## begin Data segment

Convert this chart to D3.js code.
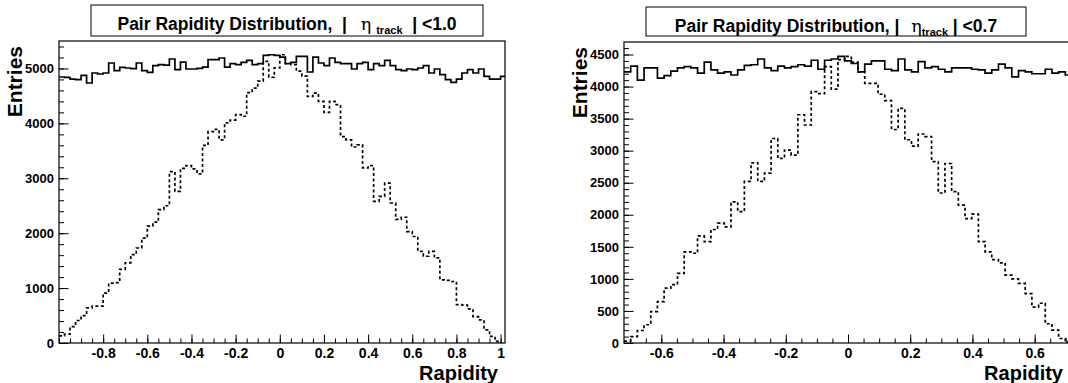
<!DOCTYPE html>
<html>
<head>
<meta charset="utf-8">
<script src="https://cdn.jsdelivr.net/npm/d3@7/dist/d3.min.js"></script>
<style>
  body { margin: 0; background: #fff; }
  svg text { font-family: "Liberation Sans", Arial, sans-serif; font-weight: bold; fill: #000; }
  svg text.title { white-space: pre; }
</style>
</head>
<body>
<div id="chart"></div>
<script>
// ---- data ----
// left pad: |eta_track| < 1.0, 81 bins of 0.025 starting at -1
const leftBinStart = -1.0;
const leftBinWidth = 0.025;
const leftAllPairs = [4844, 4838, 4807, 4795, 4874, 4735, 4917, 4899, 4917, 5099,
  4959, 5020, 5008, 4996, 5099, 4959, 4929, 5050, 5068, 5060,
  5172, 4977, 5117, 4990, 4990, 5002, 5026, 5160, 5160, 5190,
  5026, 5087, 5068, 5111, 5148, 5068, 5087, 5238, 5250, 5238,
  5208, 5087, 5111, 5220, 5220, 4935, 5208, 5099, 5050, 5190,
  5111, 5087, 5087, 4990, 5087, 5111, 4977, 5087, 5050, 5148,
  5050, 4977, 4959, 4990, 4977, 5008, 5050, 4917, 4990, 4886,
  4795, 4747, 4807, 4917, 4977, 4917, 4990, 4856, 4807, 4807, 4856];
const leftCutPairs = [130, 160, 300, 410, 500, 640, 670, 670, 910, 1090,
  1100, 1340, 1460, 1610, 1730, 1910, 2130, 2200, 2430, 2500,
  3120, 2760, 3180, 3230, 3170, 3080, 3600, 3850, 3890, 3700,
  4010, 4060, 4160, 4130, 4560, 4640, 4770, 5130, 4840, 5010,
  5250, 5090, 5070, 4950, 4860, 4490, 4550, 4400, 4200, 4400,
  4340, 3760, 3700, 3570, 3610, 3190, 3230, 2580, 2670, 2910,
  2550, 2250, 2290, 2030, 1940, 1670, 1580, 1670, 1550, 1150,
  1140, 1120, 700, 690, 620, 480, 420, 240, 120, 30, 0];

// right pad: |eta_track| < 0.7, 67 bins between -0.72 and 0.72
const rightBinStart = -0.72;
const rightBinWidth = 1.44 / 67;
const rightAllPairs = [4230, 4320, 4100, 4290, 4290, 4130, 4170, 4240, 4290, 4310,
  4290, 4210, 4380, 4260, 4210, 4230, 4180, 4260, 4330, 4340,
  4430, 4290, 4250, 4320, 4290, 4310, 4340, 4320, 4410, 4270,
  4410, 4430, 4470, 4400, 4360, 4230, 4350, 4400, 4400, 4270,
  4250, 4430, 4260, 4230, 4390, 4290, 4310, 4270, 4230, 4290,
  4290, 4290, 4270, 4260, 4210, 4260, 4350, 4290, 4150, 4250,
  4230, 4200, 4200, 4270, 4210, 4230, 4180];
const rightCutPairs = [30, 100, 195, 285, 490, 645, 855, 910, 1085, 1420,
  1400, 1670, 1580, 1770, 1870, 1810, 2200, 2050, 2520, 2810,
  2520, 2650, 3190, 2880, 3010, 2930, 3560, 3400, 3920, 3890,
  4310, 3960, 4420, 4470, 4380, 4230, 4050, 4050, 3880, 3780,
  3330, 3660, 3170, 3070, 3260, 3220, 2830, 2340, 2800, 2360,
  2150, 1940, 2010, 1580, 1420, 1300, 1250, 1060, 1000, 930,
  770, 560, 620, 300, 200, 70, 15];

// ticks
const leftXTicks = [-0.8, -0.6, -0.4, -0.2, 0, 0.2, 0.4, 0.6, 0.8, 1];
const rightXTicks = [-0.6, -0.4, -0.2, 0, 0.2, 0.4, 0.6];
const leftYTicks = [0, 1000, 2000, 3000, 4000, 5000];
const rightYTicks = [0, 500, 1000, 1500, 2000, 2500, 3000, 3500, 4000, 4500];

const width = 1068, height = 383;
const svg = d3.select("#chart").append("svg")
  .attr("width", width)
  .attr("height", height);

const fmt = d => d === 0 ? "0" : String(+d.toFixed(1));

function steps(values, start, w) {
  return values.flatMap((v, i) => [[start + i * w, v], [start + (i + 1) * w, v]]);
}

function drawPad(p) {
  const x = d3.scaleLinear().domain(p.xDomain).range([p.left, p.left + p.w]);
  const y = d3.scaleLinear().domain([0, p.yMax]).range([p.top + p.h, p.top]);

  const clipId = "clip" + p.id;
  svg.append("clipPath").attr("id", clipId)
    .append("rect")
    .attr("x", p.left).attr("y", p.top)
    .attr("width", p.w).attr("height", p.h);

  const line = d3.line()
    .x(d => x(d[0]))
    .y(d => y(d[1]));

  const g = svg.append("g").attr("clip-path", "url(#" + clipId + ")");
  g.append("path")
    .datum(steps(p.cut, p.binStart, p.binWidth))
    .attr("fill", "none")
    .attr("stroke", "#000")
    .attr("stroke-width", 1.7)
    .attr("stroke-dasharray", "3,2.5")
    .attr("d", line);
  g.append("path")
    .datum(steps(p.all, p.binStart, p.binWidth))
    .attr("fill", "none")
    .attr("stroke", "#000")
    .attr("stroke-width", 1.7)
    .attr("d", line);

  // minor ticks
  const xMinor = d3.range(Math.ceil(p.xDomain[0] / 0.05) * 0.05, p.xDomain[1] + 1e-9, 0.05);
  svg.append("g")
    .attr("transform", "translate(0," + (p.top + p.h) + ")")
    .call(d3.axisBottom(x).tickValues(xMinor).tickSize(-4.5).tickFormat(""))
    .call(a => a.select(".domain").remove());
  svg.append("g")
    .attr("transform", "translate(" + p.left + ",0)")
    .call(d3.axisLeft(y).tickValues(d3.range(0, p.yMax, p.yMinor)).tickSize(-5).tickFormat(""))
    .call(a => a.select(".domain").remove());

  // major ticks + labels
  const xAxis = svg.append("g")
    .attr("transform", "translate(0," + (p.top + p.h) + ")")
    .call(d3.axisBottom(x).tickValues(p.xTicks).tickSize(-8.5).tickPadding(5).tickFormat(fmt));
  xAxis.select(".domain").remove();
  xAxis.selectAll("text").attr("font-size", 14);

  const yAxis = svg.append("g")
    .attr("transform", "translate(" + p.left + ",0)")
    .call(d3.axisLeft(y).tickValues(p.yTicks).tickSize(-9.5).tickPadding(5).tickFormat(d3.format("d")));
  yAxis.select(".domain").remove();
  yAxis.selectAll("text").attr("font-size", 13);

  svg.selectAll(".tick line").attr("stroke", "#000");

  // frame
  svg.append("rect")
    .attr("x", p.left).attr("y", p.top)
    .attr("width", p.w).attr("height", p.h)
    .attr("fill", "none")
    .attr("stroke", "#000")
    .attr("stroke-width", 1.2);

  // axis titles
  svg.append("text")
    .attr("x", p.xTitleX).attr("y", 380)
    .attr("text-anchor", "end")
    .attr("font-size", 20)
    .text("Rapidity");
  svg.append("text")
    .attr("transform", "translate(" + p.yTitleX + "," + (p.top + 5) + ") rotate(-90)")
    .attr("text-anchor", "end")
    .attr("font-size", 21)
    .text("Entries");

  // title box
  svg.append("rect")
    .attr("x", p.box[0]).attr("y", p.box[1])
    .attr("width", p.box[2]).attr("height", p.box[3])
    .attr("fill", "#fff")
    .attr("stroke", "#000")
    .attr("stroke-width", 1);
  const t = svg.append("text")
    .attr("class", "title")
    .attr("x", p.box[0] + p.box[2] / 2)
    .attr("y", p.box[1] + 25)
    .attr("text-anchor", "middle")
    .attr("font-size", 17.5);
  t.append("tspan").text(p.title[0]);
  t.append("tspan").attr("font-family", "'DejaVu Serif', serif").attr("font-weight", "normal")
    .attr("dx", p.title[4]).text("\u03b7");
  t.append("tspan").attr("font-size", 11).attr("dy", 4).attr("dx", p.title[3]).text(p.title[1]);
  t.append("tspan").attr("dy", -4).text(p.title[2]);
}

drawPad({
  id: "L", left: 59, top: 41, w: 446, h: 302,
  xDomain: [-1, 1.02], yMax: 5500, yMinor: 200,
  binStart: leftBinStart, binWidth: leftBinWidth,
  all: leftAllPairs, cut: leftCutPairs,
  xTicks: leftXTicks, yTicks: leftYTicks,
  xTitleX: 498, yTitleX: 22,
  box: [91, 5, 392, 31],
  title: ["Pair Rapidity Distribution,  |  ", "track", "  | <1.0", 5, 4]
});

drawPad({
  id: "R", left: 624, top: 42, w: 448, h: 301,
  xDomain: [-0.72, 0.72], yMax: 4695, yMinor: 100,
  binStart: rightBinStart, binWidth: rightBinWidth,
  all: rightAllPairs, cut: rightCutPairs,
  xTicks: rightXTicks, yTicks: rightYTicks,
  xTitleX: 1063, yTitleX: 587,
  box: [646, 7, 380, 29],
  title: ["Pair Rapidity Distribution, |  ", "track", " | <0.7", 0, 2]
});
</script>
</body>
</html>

## end Data segment

Repeat the lines of the listing above verbatim, beginning at its first line and ending at the line containing "1140, 1120, 700, 690, 620, 480, 420, 240, 120, 30, 0];", which is included. Omit pictures.

● Output for this exercise
Convert this chart to D3.js code.
<!DOCTYPE html>
<html>
<head>
<meta charset="utf-8">
<script src="https://cdn.jsdelivr.net/npm/d3@7/dist/d3.min.js"></script>
<style>
  body { margin: 0; background: #fff; }
  svg text { font-family: "Liberation Sans", Arial, sans-serif; font-weight: bold; fill: #000; }
  svg text.title { white-space: pre; }
</style>
</head>
<body>
<div id="chart"></div>
<script>
// ---- data ----
// left pad: |eta_track| < 1.0, 81 bins of 0.025 starting at -1
const leftBinStart = -1.0;
const leftBinWidth = 0.025;
const leftAllPairs = [4844, 4838, 4807, 4795, 4874, 4735, 4917, 4899, 4917, 5099,
  4959, 5020, 5008, 4996, 5099, 4959, 4929, 5050, 5068, 5060,
  5172, 4977, 5117, 4990, 4990, 5002, 5026, 5160, 5160, 5190,
  5026, 5087, 5068, 5111, 5148, 5068, 5087, 5238, 5250, 5238,
  5208, 5087, 5111, 5220, 5220, 4935, 5208, 5099, 5050, 5190,
  5111, 5087, 5087, 4990, 5087, 5111, 4977, 5087, 5050, 5148,
  5050, 4977, 4959, 4990, 4977, 5008, 5050, 4917, 4990, 4886,
  4795, 4747, 4807, 4917, 4977, 4917, 4990, 4856, 4807, 4807, 4856];
const leftCutPairs = [130, 160, 300, 410, 500, 640, 670, 670, 910, 1090,
  1100, 1340, 1460, 1610, 1730, 1910, 2130, 2200, 2430, 2500,
  3120, 2760, 3180, 3230, 3170, 3080, 3600, 3850, 3890, 3700,
  4010, 4060, 4160, 4130, 4560, 4640, 4770, 5130, 4840, 5010,
  5250, 5090, 5070, 4950, 4860, 4490, 4550, 4400, 4200, 4400,
  4340, 3760, 3700, 3570, 3610, 3190, 3230, 2580, 2670, 2910,
  2550, 2250, 2290, 2030, 1940, 1670, 1580, 1670, 1550, 1150,
  1140, 1120, 700, 690, 620, 480, 420, 240, 120, 30, 0];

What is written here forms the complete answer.